Correlation is Not Causation and Other Boring but Important Cautions for Interpreting Education Research

Journalists, as a general rule, use accessible language. Researchers, as a general rule, do not. So journalists who write about academic research and scholarship, like the reporters at Chalkbeat who cover school spending studies, can help disseminate research to education leaders since they write more plainly.

But the danger is that it’s easy for research to get lost in translation. Researchers may use language that appears to imply some practice or policy causes an outcome. Journalists can be misled when terms like “effect size” are used to describe the strength of the association even though they are not always causal effects.

To help journalists make sense of research findings, the Education Writers Association recently put together several excellent resources for journalists exploring education research, including 12 questions to ask about studies. For journalists (as well as practitioners) reading studies that imply that some program or policy causes the outcomes described, I would add one important consideration (a variation on question 3 from this post): if a study compares two groups, how were people assigned to the groups? This question gets at the heart of what makes it possible to say whether a program or policy caused the outcomes examined, as opposed to simply being correlated with those outcomes.

Randomly assigning people creates a strong research design for examining whether a policy or program causes certain outcomes. Random assignment minimizes pre-existing differences among the groups, so that differences in the outcomes can be attributed to the treatment (program or policy) instead of different characteristics of the people in the groups. In the image below, random assignment results in having similar-looking treatment and control groups.

 

In the absence of random assignment, the groups might look different. If the groups have different characteristics, we won’t know if the outcomes are due to the program/policy being studied, or to the different characteristics of people in one group versus another.

 

One example of this in the world of education research comes from a recent Inside Higher Ed summary of research on college campus housing. The research compared the grade point averages (GPA) of students living in apartment-style housing to those living in corridor-style (e.g., dorm) housing. On Twitter, some researchers denounced the study’s methods, saying it was a case of correlation not causation. In other words, it may be the case that students living in apartment-style housing do worse in school, but that doesn’t mean that living in apartment-style housing made them do worse.

This particular study analyzed data from students who self-selected their housing type. It’s possible that the type of student who self-selected apartment-style housing is also the type of student who, for any number of reasons, has lower grades in the first semester of college. For example, they may be less likely to join study groups, attend office hours, or engage in other social interactions that might support a higher GPA.

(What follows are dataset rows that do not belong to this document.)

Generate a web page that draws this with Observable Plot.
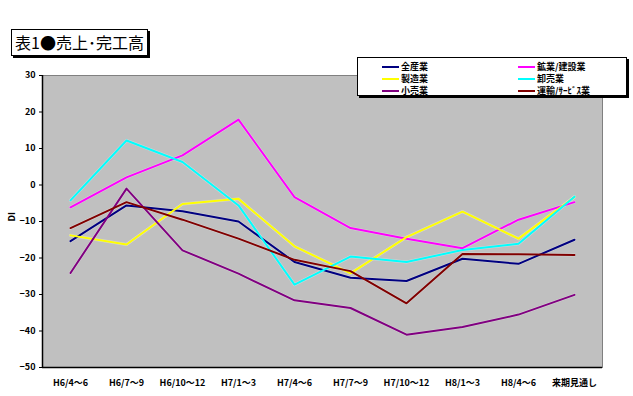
<!DOCTYPE html>
<html><head><meta charset="utf-8">
<script src="https://cdn.jsdelivr.net/npm/d3@7"></script>
<script src="https://cdn.jsdelivr.net/npm/@observablehq/plot@0.6"></script>
<style>
body{margin:0;background:#fff;font-family:"Noto Sans CJK JP",sans-serif;}
#wrap{position:relative;width:633px;height:396px;}
#title{position:absolute;left:11px;top:29px;height:25px;border:1px solid #000;box-shadow:2px 2px 0 #000;background:#fff;font-size:16px;line-height:25px;padding:0 3px;white-space:nowrap;}
#legend{position:absolute;left:357px;top:57px;width:268px;height:37px;border:1px solid #000;box-shadow:2px 2px 0 #000;background:#fff;font-size:9px;font-weight:bold;}
.li{position:absolute;height:11px;line-height:11px;white-space:nowrap;}
.li span{display:inline-block;width:17px;height:2px;vertical-align:middle;margin-right:2px;}
</style></head>
<body><div id="wrap"><div id="chart"></div><div id="title">表1●売上･完工高</div><div id="legend"></div></div>
<script>
const categories = ["H6/4～6","H6/7～9","H6/10～12","H7/1～3","H7/4～6","H7/7～9","H7/10～12","H8/1～3","H8/4～6","来期見通し"];
const seriesNames = ["全産業","鉱業/建設業","製造業","卸売業","小売業","運輸/ｻｰﾋﾞｽ業"];
const seriesColors = ["#000080","#ff00ff","#ffff00","#00ffff","#800080","#800000"];
const allIndustry = [-15.4,-5.6,-7.2,-10.0,-21.1,-25.4,-26.3,-20.2,-21.6,-15.0];
const miningConstruction = [-6.1,2.1,8.1,17.9,-3.3,-11.8,-14.7,-17.3,-9.5,-4.7];
const manufacturing = [-13.8,-16.3,-5.2,-3.8,-16.8,-24.2,-14.3,-7.3,-14.7,-3.3];
const wholesale = [-4.2,12.2,6.3,-5.6,-27.3,-19.6,-21.1,-17.8,-16.1,-3.2];
const retail = [-24.1,-1.0,-17.9,-24.3,-31.6,-33.7,-41.0,-38.9,-35.5,-30.1];
const transportService = [-11.8,-4.7,-9.5,-14.7,-20.5,-23.6,-32.4,-18.9,-19.0,-19.2];
const yTicks = [30,20,10,0,-10,-20,-30,-40,-50];

const seriesValues = [allIndustry,miningConstruction,manufacturing,wholesale,retail,transportService];
const data = [];
seriesValues.forEach((vals,si)=>vals.forEach((v,i)=>data.push({series:seriesNames[si],cat:categories[i],value:v})));

const chart = Plot.plot({
  width:633, height:396,
  marginTop:75, marginLeft:42, marginRight:31, marginBottom:29,
  style:{fontFamily:"'Noto Sans CJK JP',sans-serif",fontSize:"9px",background:"#fff",overflow:"visible"},
  x:{type:"point",domain:categories,padding:0.5,label:null},
  y:{domain:[-50,30],ticks:yTicks,label:null},
  color:{domain:seriesNames,range:seriesColors},
  marks:[
    Plot.frame({fill:"#c0c0c0",stroke:"#808080",strokeWidth:1}),
    Plot.ruleX([0],{x:()=>categories[0],dx:-28,stroke:"#000",strokeWidth:1.5}),
    Plot.ruleY([-50],{stroke:"#000",strokeWidth:1.5}),
    Plot.axisY({ticks:yTicks,tickSize:3,tickPadding:4,fontWeight:"bold",fill:"#000",label:null}),
    Plot.axisX({tickSize:0,tickPadding:12,fontWeight:"bold",fill:"#000",label:null}),
    Plot.line(data,{x:"cat",y:"value",z:"series",stroke:"#fff",strokeWidth:3,strokeOpacity:0.35}),
    Plot.line(data,{x:"cat",y:"value",z:"series",stroke:"series",strokeWidth:2}),
    Plot.text(["DI"],{frameAnchor:"left",dx:-30,rotate:-90,fontWeight:"bold",fontSize:9,fill:"#000"})
  ]
});
document.getElementById("chart").appendChild(chart);

const leg = document.getElementById("legend");
const pos = [[24,2.5],[160,2.5],[24,14.5],[160,14.5],[24,26.5],[160,26.5]];
seriesNames.forEach((n,i)=>{
  const d=document.createElement("div");d.className="li";
  d.style.left=pos[i][0]+"px";d.style.top=pos[i][1]+"px";
  d.innerHTML=`<span style="background:${seriesColors[i]}"></span>${n}`;
  leg.appendChild(d);
});
</script></body></html>
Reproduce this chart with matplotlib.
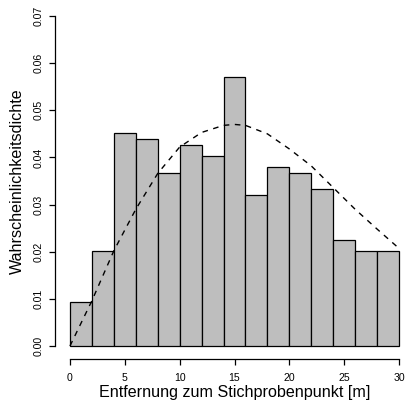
import matplotlib
matplotlib.use("Agg")
import matplotlib.pyplot as plt
import numpy as np

plt.rcParams['font.family'] = ['Liberation Sans', 'DejaVu Sans']

# histogram: bin edges (m) and densities
bin_edges = [0, 2, 4, 6, 8, 10, 12, 14, 16, 18, 20, 22, 24, 26, 28, 30]
densities = [0.0094, 0.0201, 0.0451, 0.0439, 0.0368, 0.0427, 0.0404, 0.0571,
             0.0321, 0.0380, 0.0368, 0.0333, 0.0225, 0.0201, 0.0201]

# dashed reference curve, read point by point
curve_x = [0, 2, 4, 6, 8, 10, 12, 14, 15, 16, 18, 20, 22, 24, 26, 28, 30]
curve_y = [0.0, 0.0096, 0.0202, 0.0290, 0.0366, 0.0422, 0.0453, 0.0468, 0.0470,
           0.0468, 0.0450, 0.0418, 0.0382, 0.0336, 0.0290, 0.0248, 0.0207]

xticks = [0, 5, 10, 15, 20, 25, 30]
yticks = [0.00, 0.01, 0.02, 0.03, 0.04, 0.05, 0.06, 0.07]

W, H = 407, 418
fig = plt.figure(figsize=(W / 100, H / 100), dpi=100)
# plot region in pixels (R style, 4% padding on both axes)
left_px, right_px = 56.8, 412.2
top_px, bottom_px = 2.8, 359.2
ax = fig.add_axes([left_px / W, 1 - bottom_px / H,
                   (right_px - left_px) / W, (bottom_px - top_px) / H])
ax.set_xlim(-1.2, 31.2)
ax.set_ylim(-0.0028, 0.0728)

edges = np.array(bin_edges)
ax.bar(edges[:-1], densities, width=np.diff(edges), align='edge',
       color='#bebebe', edgecolor='black', linewidth=0.9)
ax.plot(curve_x, curve_y, color='black', linewidth=1.0,
        linestyle=(0, (4, 4)))

for side in ['top', 'right']:
    ax.spines[side].set_visible(False)
ax.spines['left'].set_bounds(0, 0.07)
ax.spines['left'].set_position(('outward', 1.3))
ax.spines['bottom'].set_bounds(0, 30)
for side in ['left', 'bottom']:
    ax.spines[side].set_linewidth(0.9)

ax.set_xticks(xticks)
ax.set_xticklabels([str(t) for t in xticks])
ax.set_yticks(yticks)
ax.set_yticklabels([f"{t:.2f}" for t in yticks], rotation=90, va='center')
ax.tick_params(axis='both', direction='out', length=4.3, width=0.9,
               labelsize=7.6, colors='black')
ax.tick_params(axis='x', pad=5.5)
ax.tick_params(axis='y', pad=3.6)

ax.set_xlabel('Entfernung zum Stichprobenpunkt [m]', fontsize=11.6, va='center')
ax.set_ylabel('Wahrscheinlichkeitsdichte', fontsize=11.6, va='center')
ax.xaxis.set_label_coords(0.5, (bottom_px - 392) / (bottom_px - top_px))
ax.yaxis.set_label_coords((17 - left_px) / (right_px - left_px), 0.5)

fig.savefig('out.png', dpi=100, facecolor='white')
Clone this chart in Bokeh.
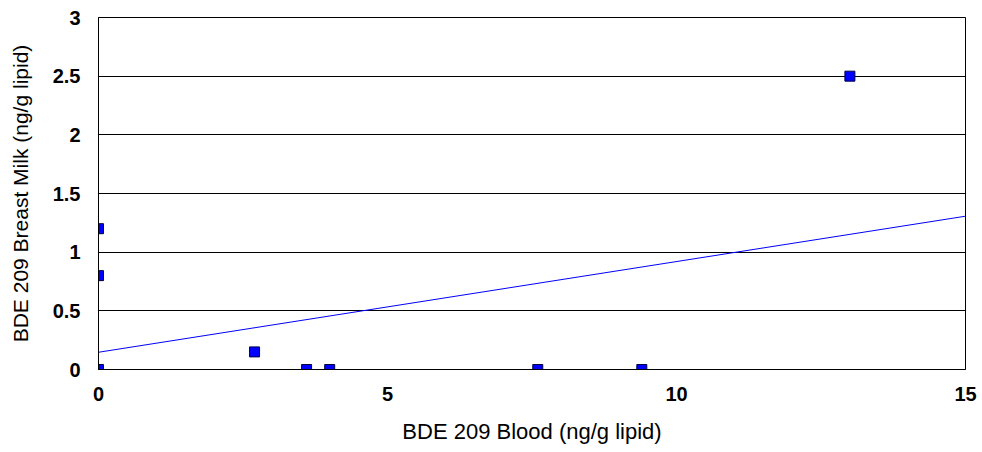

The researchers were careful to say: “We found that socializing architecture was positively associated with a higher first-semester grade point average.” Use of the word association is a signal that the authors are not claiming a causal relationship between architecture and GPA, meaning where you live doesn’t determine your academic success.

But the researchers also used terminology that could have made a layperson think that apartment housing caused poor grades. The subtitle is “The Influence of Residence Hall Design on Academic Outcomes”; influence is defined by Merriam-Webster as “the power or capacity of causing an effect in indirect or intangible ways.” And the first sentence of the abstract says, “This study investigates the impact of residence hall architecture on students’ academic achievement.” Inside Higher Ed repeated that language without critiquing it.

Many studies, both qualitative and quantitative, provide rich, descriptive information about policies and practices and how those are related to outcomes, but they do not have a methodology that supports causal inference. That is, they don’t provide evidence that policies and practices cause the outcomes they examine. This doesn’t mean that those studies shouldn’t be covered by reporters or that they don’t make a worthwhile contribution. In the case of the campus housing study, we might use these findings to encourage colleges to consider using a method of assignment that would enable stronger research designs in future studies, so we can build on what we’ve learned from this observational study. However, it should be interpreted as descriptive study, not a causal one.

Journalists play a crucial role in translating research for policymakers and practitioners. They also ask tough questions that can shed light on whether research findings are on solid ground, or are being oversold. High-quality journalism on education research can increase the chances that all students benefit from evidence-informed policies and practices, so all the more reason to make sure we understand each other’s language.